Closed young-x-skyee closed 2 months ago
If you send/link me to an example nkg file, I'm happy to have a look at this, at least to profile it
If you send/link me to an example nkg file, I'm happy to have a look at this, at least to profile it
Thanks a lot, Cai! An example is here: /imaging/projects/cbu/kymata/analyses/tianyi/kymata-toolbox/kymata-toolbox-data/output/model.decoder.layers.31.nkg
It does take a while... Running a profiler it looks like the majority of the time is spent slicing the sparse array, inside this list comprehension:
def load_expression_set(...):
# ...
elif type_identifier == _ExpressionSetTypeIdentifier.sensor:
return SensorExpressionSet(
functions=data_dict[_Keys.functions],
sensors=[SensorDType(c) for c in data_dict[_Keys.channels][BLOCK_SCALP]],
latencies=data_dict[_Keys.latencies],
# ,--------here
# v
data=[data_dict[_Keys.data][BLOCK_SCALP][:, :, i]
for i in range(len(data_dict[_Keys.functions]))],
)
The slice is done once for each function (i.e. 1000+ times in this example).
This slicing is done because of the way the class constructor works. The constructor asks for a list of blocks of data, one for each function being passed. However once inside the constructor, these are actually all concatenated back into the same data block. So really the the work is wasted: a single data block is loaded from disk, sliced in the function dimension to pass as an argument to the constructor, then re-concatenated inside the constructor.
Clearly there's a way to bypass this: rewrite the constructor so that the whole block can be passed in as-is without slicing and concatenating. However this will require a bit of thought: the data block is a sparse matrix which is rather opaque to the outside world, and the constructor signature should make logical sense and allow for data to be passed in a form which isn't a monolithic block in cases where that's isn't possible. In other words, the user of the class shouldn't need to know how to appropriately concatenate spare matrices in the right axis.

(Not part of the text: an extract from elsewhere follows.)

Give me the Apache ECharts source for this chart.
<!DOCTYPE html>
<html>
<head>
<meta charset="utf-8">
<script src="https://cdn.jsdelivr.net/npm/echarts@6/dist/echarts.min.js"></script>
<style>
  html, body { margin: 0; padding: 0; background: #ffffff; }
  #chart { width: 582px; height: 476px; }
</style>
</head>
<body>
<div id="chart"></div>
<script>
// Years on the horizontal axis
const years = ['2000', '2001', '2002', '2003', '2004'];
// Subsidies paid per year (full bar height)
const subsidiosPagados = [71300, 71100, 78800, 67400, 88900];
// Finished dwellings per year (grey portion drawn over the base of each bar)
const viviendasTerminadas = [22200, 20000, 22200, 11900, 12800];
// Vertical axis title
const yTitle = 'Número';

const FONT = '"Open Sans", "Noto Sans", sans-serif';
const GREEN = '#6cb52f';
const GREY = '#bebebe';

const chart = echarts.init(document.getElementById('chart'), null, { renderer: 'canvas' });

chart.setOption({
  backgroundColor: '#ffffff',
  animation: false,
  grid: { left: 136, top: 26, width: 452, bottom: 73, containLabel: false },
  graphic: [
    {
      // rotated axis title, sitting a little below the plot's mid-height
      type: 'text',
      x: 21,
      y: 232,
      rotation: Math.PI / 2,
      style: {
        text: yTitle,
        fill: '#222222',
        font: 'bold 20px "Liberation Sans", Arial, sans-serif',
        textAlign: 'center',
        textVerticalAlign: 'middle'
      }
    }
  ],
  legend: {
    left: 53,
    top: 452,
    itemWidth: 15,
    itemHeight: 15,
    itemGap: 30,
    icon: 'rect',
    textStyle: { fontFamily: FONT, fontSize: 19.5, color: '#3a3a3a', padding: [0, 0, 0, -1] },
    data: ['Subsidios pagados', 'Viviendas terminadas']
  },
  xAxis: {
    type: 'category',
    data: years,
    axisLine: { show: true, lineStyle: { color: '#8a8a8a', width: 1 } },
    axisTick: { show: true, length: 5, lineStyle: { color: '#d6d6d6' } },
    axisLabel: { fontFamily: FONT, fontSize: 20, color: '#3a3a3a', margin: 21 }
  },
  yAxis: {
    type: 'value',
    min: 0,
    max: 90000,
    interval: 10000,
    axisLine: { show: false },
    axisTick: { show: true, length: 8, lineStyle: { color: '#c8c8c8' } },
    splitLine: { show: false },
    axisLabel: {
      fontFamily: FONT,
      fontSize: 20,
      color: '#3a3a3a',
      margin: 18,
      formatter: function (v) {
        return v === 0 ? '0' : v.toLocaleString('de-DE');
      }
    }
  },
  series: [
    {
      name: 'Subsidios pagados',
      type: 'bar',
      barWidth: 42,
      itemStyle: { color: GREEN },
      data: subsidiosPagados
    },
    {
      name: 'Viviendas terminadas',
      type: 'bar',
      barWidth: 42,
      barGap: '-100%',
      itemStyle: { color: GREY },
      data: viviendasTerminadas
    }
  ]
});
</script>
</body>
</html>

I think the best solution will be just a bit of carefully validated argument inspection, so the constructor can accept either, and the arguments are carefully inspected so that (e.g.) a single data block can either be the data for one function (so don't need to wrap in a list when there's only one function), or a list like now, or a larger block, which then must have the correct dimensions to pass validation. Should be doable with some additional tests!
I'm removing myself as assignee as I'm focussing on the paper revisions for now, so someone else can have a go if they like (I'm happy to review). Or I can pick this up when I'm back on code stuff.
Thanks for the explanation - yes, let's keep it off your plate for the moment.
I tried to make it possible to do this when loading the expression set
elif type_identifier == _ExpressionSetTypeIdentifier.sensor:
return SensorExpressionSet(
functions=data_dict[_Keys.functions],
sensors=[SensorDType(c) for c in data_dict[_Keys.channels][BLOCK_SCALP]],
latencies=data_dict[_Keys.latencies],
data=data_dict[_Keys.data][BLOCK_SCALP]
)
which I believe dealt with the problem @caiw suggested. However, it is still very slow to load a large number of functions. For example, I tried to load the expression sets for all the layers (66 layers, each one has one .nkg file containing 1280 functions) in a whisper large model by
# Initialize expression_data
expression_data = None
# Loop through the file paths and load the data
for file_path in tqdm(nkg_files):
data = load_expression_set(file_path)
if expression_data is None:
expression_data = data
else:
expression_data += data
It seems that it is not very slow when loading the first expression set, but get tremendously slower from the second one onwards
This is a great start, thanks Tianyi 👍
Another thing I noticed that may slow things down tremendously is where the addition is defined:
def __add__(self, other: SensorExpressionSet) -> SensorExpressionSet:
assert array_equal(self.sensors, other.sensors), "Sensors mismatch"
assert array_equal(self.latencies, other.latencies), "Latencies mismatch"
# constructor expects a sequence of function names and sequences of 2d matrices
functions = []
data = []
for expr_set in [self, other]:
for i, function in enumerate(expr_set.functions):
functions.append(function)
data.append(expr_set._data[BLOCK_SCALP].data[:, :, i])
return SensorExpressionSet(
functions=functions,
sensors=self.sensors, latencies=self.latencies,
data=data,
)
I'll have a think about how to improve that as well.
I think I kind of solved the problem. But now I notice that it's very slow to execute expression_plot
. Maybe I should close this issue, add another one for that and submit a pull request when I tackled everything?
Great idea, well done 👍
@young-x-skyee Is this fixed on main
? If you link me to the branch where you've fixed it I can have a look at what might be going wrong with expression_plot()
.
(Reopening temporarily until it's confirmed fixed on main
)
The branch I fixed it was kymata-language (sorry that I was too busy to reply until now)
You may also see other changes there because I'm also trying to look at #354
When 1000+ functions are contained in an nkg file, it can be very slow to load it.